Thankfully, that didn’t happen.
Emma continues: “The people of Islington banded together to save the building. The church realised people loved the space and set up an independent charity to find a way of using it to raise money. The way they decided was through music events.”
Little is known about its early shows, and the events team continues to appeal for gig-goers’ early memories.
Within a decade, Time Out had named it London’s best music venue in 2002.
But it closed the year after. Organisers’ relationship with Islington Council had been poor for years, and neighbours regularly complained about noise. The council eventually took away its licence because there weren’t enough toilets.
“There were a lot of setbacks,” Peter says, “it took a lot of practice”.
After agreeing a 10.30pm curfew and banning alcohol, it re-opened as a gig venue in 2006, when it really took off. The biggest artists – from Amy Winehouse and Noel Gallagher to Adele and U2 – played there.
Emma reckons it’s the little details that make Union Chapel such a special venue: “We do things differently to normal music venues.
“Not allowing alcohol in the chapel is an example. It makes it stink of stale beer, which isn’t great at weddings. But it’s had a beneficial effect on the venue, as people aren’t constantly getting up and down to go to the bar.
“It means we sell lots of cups of tea and hot chocolate with marshmallows! We get lots of postive feedback for it.
“This building was made for the human voice. It has the best acoustics and the intimacy [the venue has a capacity of 900] makes it special.”
Peter adds: “It has a community feel. It’s warm, and not commercial. The performers really take to it as well.”

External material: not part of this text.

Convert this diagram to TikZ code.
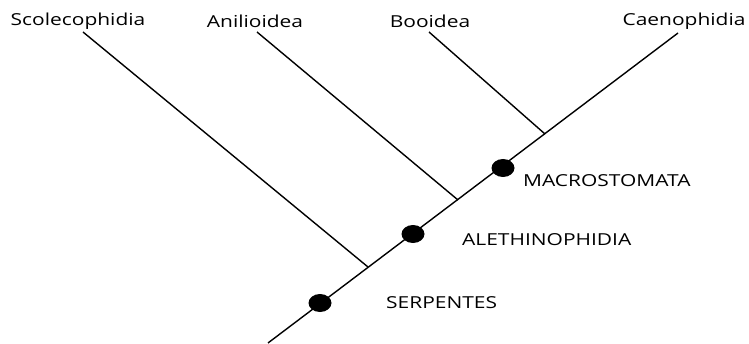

Bjork’s 1999 show is widely regarded as Union Chapel defining show. One reviewer said she would be talking about it for the rest of her life.
“Bjork is the one everybody wishes they were at,” Emma says.
“She took out the PA system and performed with a string quartet and piano. She filled the stage with candles and really made the most of our amazing acoustics.
“There’s a huge heavy metal band, Opeth, which did the same kind of thing in 2012. It was so unique, compared to their usual style.
“The best performers are the ones that strip back their act – and adapt to the venue.”